Kasus keracunan makanan dalam program MBG yang tersebar di berbagai titik menjadi tanda bahwa persoalan tersebut terjadi secara sistemik. Kepala BGN, Dadan Hindayana, menyebut lemahnya pengawasan di dapur-dapur penyedia makanan sebagai penyebab utama insiden tersebut (reuters.com, 26/09/2025). Beberapa dapur bahkan segera ditutup setelah ditemukan adanya kontaminasi bakteri semacam Salmonella, E. coli, Stapylococcus aereus, Bacillus subtilis, Bacilius cereus hingga jamur Candida tropicalis. Kondisi semacam ini menunjukkan betapa berbahayanya menjalankan program skala besar tanpa sistem kontrol yang matang.
Tidak hanya isu keracunan, program MBG kian menjadi sorotan akan kualitas dari gizi makanan yang disajikan. Para ahli gizi mengkritik penggunaan bahan makanan ultra-proses semisal nugget dan sosis olahan yang tentu saja tidak ideal untuk konsumsi jangka panjang. Dokter dan ahli gizi, Tan Shot Yen, bahkan melempar kritikan pedas terkait menu burger, spageti hingga minuman berperasa susu yang diklaim oleh BGN tersedia karena permintaan anak-anak (detik.com, 26/09/2025). Hadirnya menu-menu tersebut dinilai Tan sudah melenceng dari tujuan awal MBG, yaitu menyediakan makanan bergizi bagi anak-anak negeri.
Dalam meredam amarah rakyat atas polemik MBG, sayangnya pemerintah justru tampak berusaha mencari ‘jalan pintas’. Pemerintah senantiasa mengingatkan masyarakat bahwa kasus keracunan di MBG bukanlah termasuk Kejadian Luar Biasa (KLB). Angka kasus pun disebut-sebut tidak sampai menembus 1%. Pemerintah tampak nyata ingin mengemas masalah ini sebagai hal sepele. Padahal di balik angka statistik yang tertera, ada ribuan anak-anak negeri ini yang terancam nyawanya.
Tidak hanya itu, pemerintah juga terlihat melemparkan tanggung jawab kepada para pendidik. Salah seorang guru SMPN 1 Rambah, Andrimar, menyebut para guru diperlakukan layaknya ‘budak program’. Para guru kini tidak hanya dipusingkan dengan program kegiatan belajar-mengajar tetapi juga harus membagikan makanan, mengumpulkan rantang bahkan tidak jarang harus mengganti rantang yang hilang (cakaplah.com, 28/09/2025).
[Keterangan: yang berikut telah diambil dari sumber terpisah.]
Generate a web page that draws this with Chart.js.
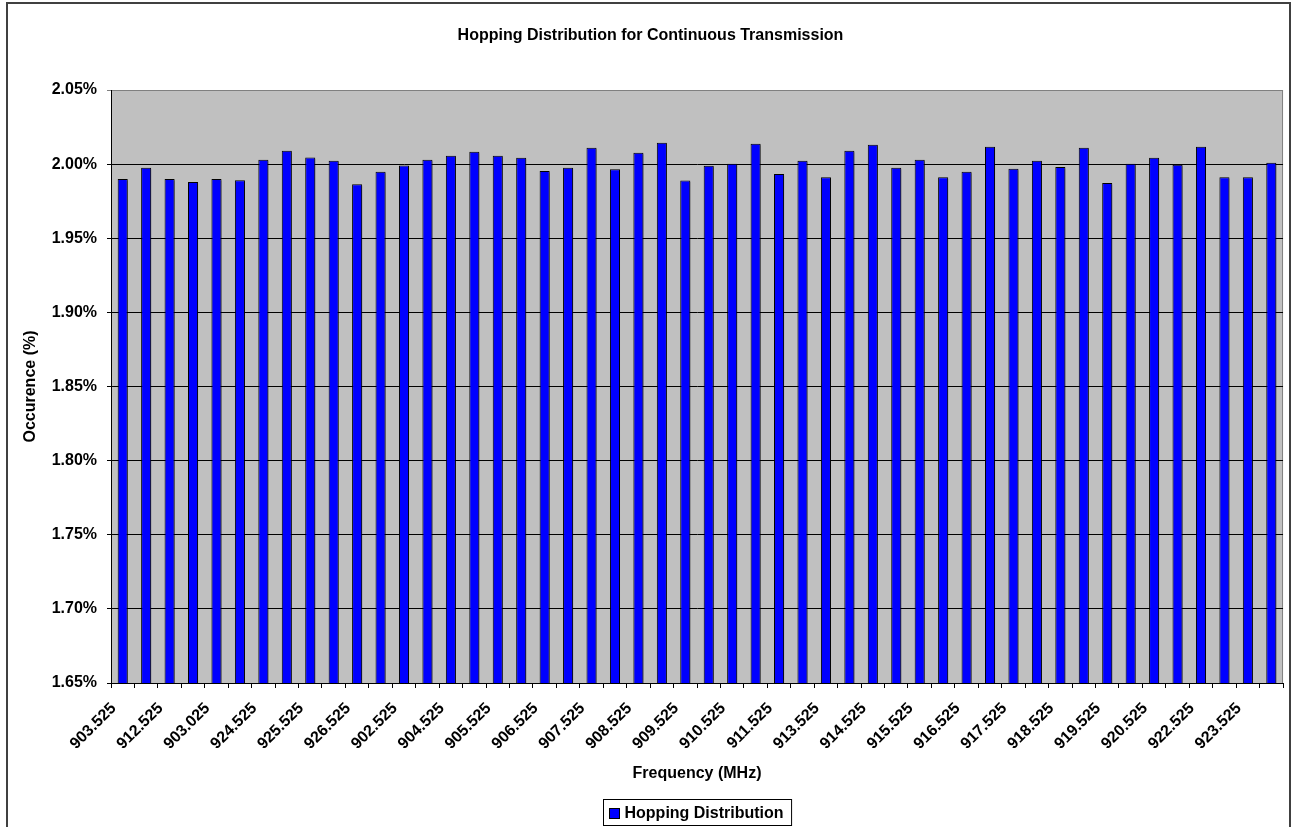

Memasuki 2026, proporsi anggaran MBG diprediksi akan melonjak drastis. Pemerintah disebut akan menyiapkan sekitar Rp335 triliun guna melayani 82,9 juta pelajar. Celakanya dari komposisi anggaran tersebut sekitar Rp223,6 triliun justru diambil dari anggaran pendidikan dan sisanya dialihkan dari fungsi ekonomi, kesehatan, dan pagu cadangan (kompas.com, 24/09/2025).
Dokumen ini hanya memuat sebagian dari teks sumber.